- Supplied information -

※ ※ ※

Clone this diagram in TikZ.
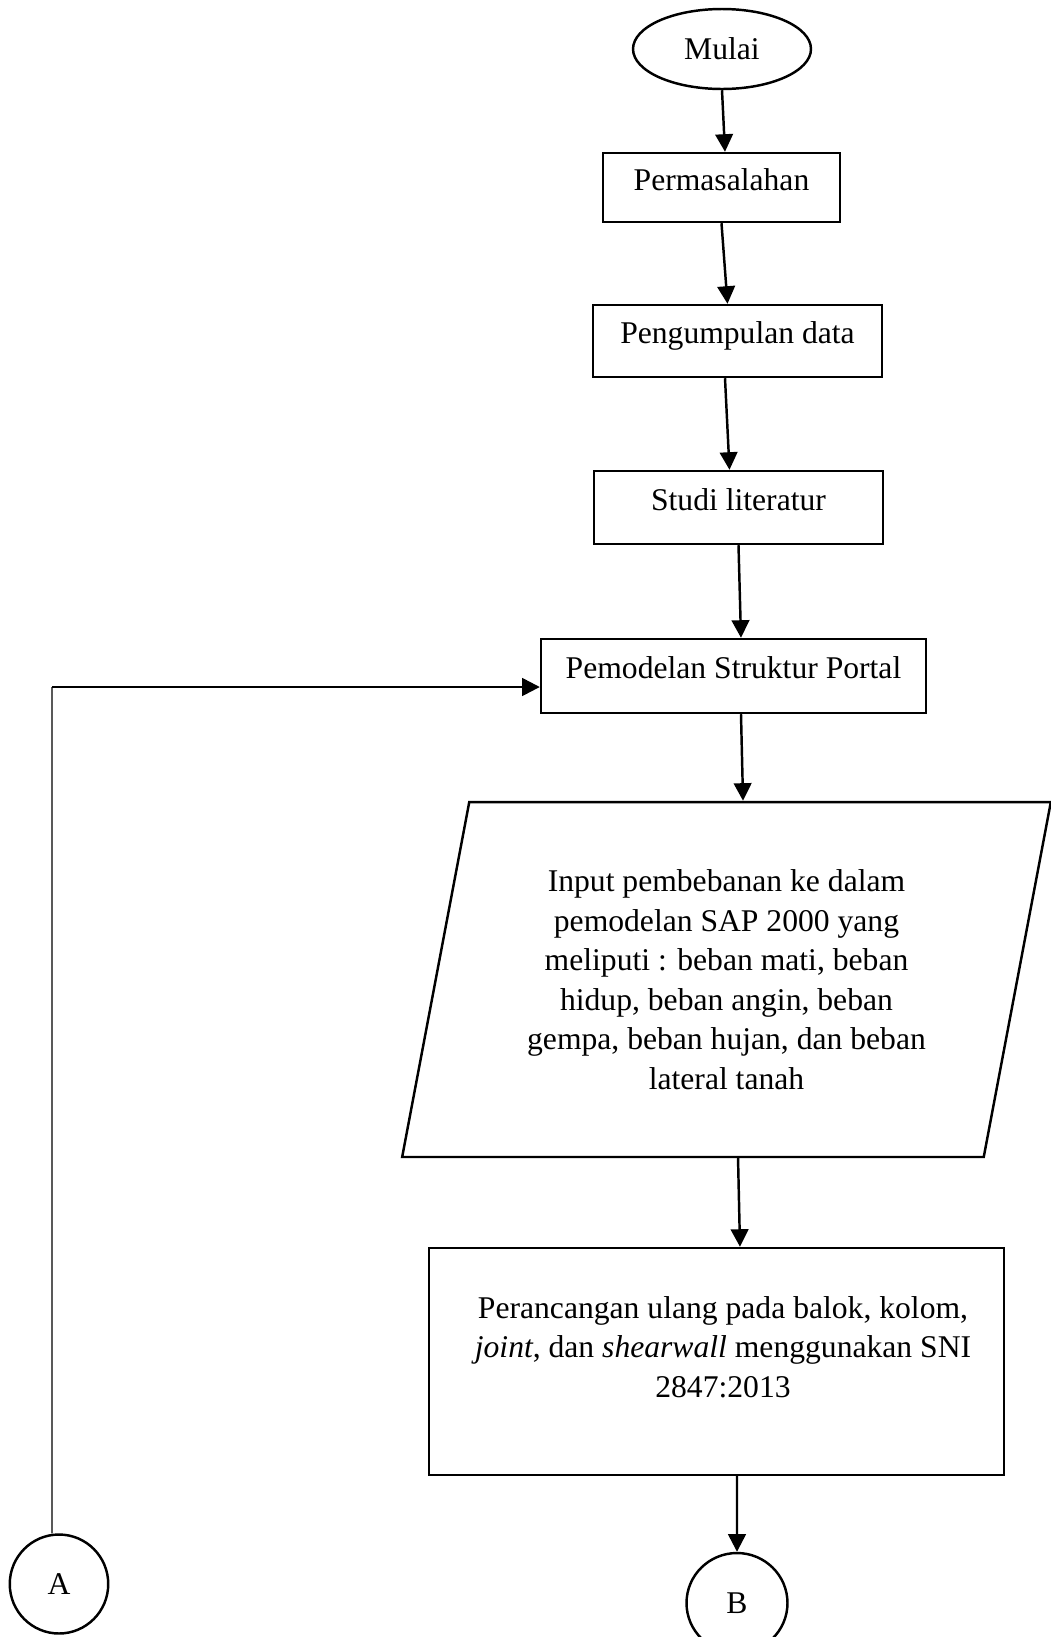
\documentclass[tikz,border=0pt]{standalone}
\usepackage{fontspec}
\setmainfont{Liberation Serif}
\usepackage{tikz}
\usetikzlibrary{shapes.geometric, arrows.meta}
\tikzstyle{huruf}=[font=\fontsize{18}{22.5}\selectfont]
\tikzstyle{proses}=[huruf, draw, line width=1.4pt, rectangle, inner sep=0pt, text height=12pt, text depth=9pt]
\tikzstyle{terminal}=[huruf, draw, line width=1.4pt, ellipse, inner sep=0pt]
\tikzstyle{masukan}=[huruf, draw, line width=1.4pt, trapezium, trapezium left angle=76.7, trapezium right angle=103.3, trapezium stretches=true, inner sep=0pt, align=center]
\tikzstyle{alur}=[line width=1.4pt, -{Triangle[length=10pt, width=10pt]}]

\begin{document}
\begin{tikzpicture}[x=0.02cm, y=-0.02cm]
        \useasboundingbox (0,0) rectangle (1051,1637);
        \node[terminal, minimum width=3.56cm, minimum height=1.6cm] (mulai) at (722,49) {Mulai};
        \node[proses, minimum width=4.74cm, minimum height=1.38cm] (masalah) at (721.5,187.5) {Permasalahan};
        \node[proses, minimum width=5.78cm, minimum height=1.44cm] (data) at (737.5,341) {Pengumpulan data};
        \node[proses, minimum width=5.78cm, minimum height=1.46cm] (studi) at (738.5,507.5) {Studi literatur};
        \node[proses, minimum width=7.7cm, minimum height=1.48cm] (model) at (733.5,676) {Pemodelan Struktur Portal};
        \node[masukan, minimum width=12.98cm, minimum height=7.1cm] (beban) at (726.5,979.5) {Input pembebanan ke dalam\\pemodelan SAP 2000 yang\\meliputi : beban mati, beban\\hidup, beban angin, beban\\gempa, beban hujan, dan beban\\lateral tanah};
        \node[draw, line width=1.4pt, rectangle, minimum width=11.5cm, minimum height=4.54cm] (desain) at (716.5,1361.5) {};
        \node[huruf, align=center] (desainteks) at (723,1347) {Perancangan ulang pada balok, kolom,\\\textit{joint}, dan \textit{shearwall} menggunakan SNI\\2847:2013};
        \node[terminal, minimum width=1.97cm, minimum height=1.98cm] (a) at (59,1584) {A};
        \node[terminal, minimum width=2.02cm, minimum height=2cm] (b) at (737,1603) {B};
        % alur utama
        \draw[alur] (mulai.south) -- ([xshift=0.07cm]masalah.north);
        \draw[alur] (masalah.south) -- ([xshift=-0.2cm]data.north);
        \draw[alur] ([xshift=-0.25cm]data.south) -- ([xshift=-0.18cm]studi.north);
        \draw[alur] (studi.south) -- ([xshift=0.15cm]model.north);
        \draw[alur] ([xshift=0.15cm]model.south) -- ([xshift=0.33cm]beban.north);
        \draw[alur] ([xshift=0.23cm]beban.south) -- ([xshift=0.47cm]desain.north);
        \draw[alur] ([xshift=0.41cm]desain.south) -- (b.north);
        % kembali dari A
        \coordinate (belok) at (52,687);
        \draw[line width=0.7pt] ([xshift=-0.14cm]a.north) -- (belok);
        \draw[alur] (belok) -- (model.west |- belok);
    \end{tikzpicture}
\end{document}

※ ※ ※

- What is expected -
Copy the listing in full and without alteration, omitting every picture.

- Task solution -
Clone this diagram in TikZ.
\documentclass[tikz,border=0pt]{standalone}
\usepackage{fontspec}
\setmainfont{Liberation Serif}
\usepackage{tikz}
\usetikzlibrary{shapes.geometric, arrows.meta}
\tikzstyle{huruf}=[font=\fontsize{18}{22.5}\selectfont]
\tikzstyle{proses}=[huruf, draw, line width=1.4pt, rectangle, inner sep=0pt, text height=12pt, text depth=9pt]
\tikzstyle{terminal}=[huruf, draw, line width=1.4pt, ellipse, inner sep=0pt]
\tikzstyle{masukan}=[huruf, draw, line width=1.4pt, trapezium, trapezium left angle=76.7, trapezium right angle=103.3, trapezium stretches=true, inner sep=0pt, align=center]
\tikzstyle{alur}=[line width=1.4pt, -{Triangle[length=10pt, width=10pt]}]

\begin{document}
\begin{tikzpicture}[x=0.02cm, y=-0.02cm]
        \useasboundingbox (0,0) rectangle (1051,1637);
        \node[terminal, minimum width=3.56cm, minimum height=1.6cm] (mulai) at (722,49) {Mulai};
        \node[proses, minimum width=4.74cm, minimum height=1.38cm] (masalah) at (721.5,187.5) {Permasalahan};
        \node[proses, minimum width=5.78cm, minimum height=1.44cm] (data) at (737.5,341) {Pengumpulan data};
        \node[proses, minimum width=5.78cm, minimum height=1.46cm] (studi) at (738.5,507.5) {Studi literatur};
        \node[proses, minimum width=7.7cm, minimum height=1.48cm] (model) at (733.5,676) {Pemodelan Struktur Portal};
        \node[masukan, minimum width=12.98cm, minimum height=7.1cm] (beban) at (726.5,979.5) {Input pembebanan ke dalam\\pemodelan SAP 2000 yang\\meliputi : beban mati, beban\\hidup, beban angin, beban\\gempa, beban hujan, dan beban\\lateral tanah};
        \node[draw, line width=1.4pt, rectangle, minimum width=11.5cm, minimum height=4.54cm] (desain) at (716.5,1361.5) {};
        \node[huruf, align=center] (desainteks) at (723,1347) {Perancangan ulang pada balok, kolom,\\\textit{joint}, dan \textit{shearwall} menggunakan SNI\\2847:2013};
        \node[terminal, minimum width=1.97cm, minimum height=1.98cm] (a) at (59,1584) {A};
        \node[terminal, minimum width=2.02cm, minimum height=2cm] (b) at (737,1603) {B};
        % alur utama
        \draw[alur] (mulai.south) -- ([xshift=0.07cm]masalah.north);
        \draw[alur] (masalah.south) -- ([xshift=-0.2cm]data.north);
        \draw[alur] ([xshift=-0.25cm]data.south) -- ([xshift=-0.18cm]studi.north);
        \draw[alur] (studi.south) -- ([xshift=0.15cm]model.north);
        \draw[alur] ([xshift=0.15cm]model.south) -- ([xshift=0.33cm]beban.north);
        \draw[alur] ([xshift=0.23cm]beban.south) -- ([xshift=0.47cm]desain.north);
        \draw[alur] ([xshift=0.41cm]desain.south) -- (b.north);
        % kembali dari A
        \coordinate (belok) at (52,687);
        \draw[line width=0.7pt] ([xshift=-0.14cm]a.north) -- (belok);
        \draw[alur] (belok) -- (model.west |- belok);
    \end{tikzpicture}
\end{document}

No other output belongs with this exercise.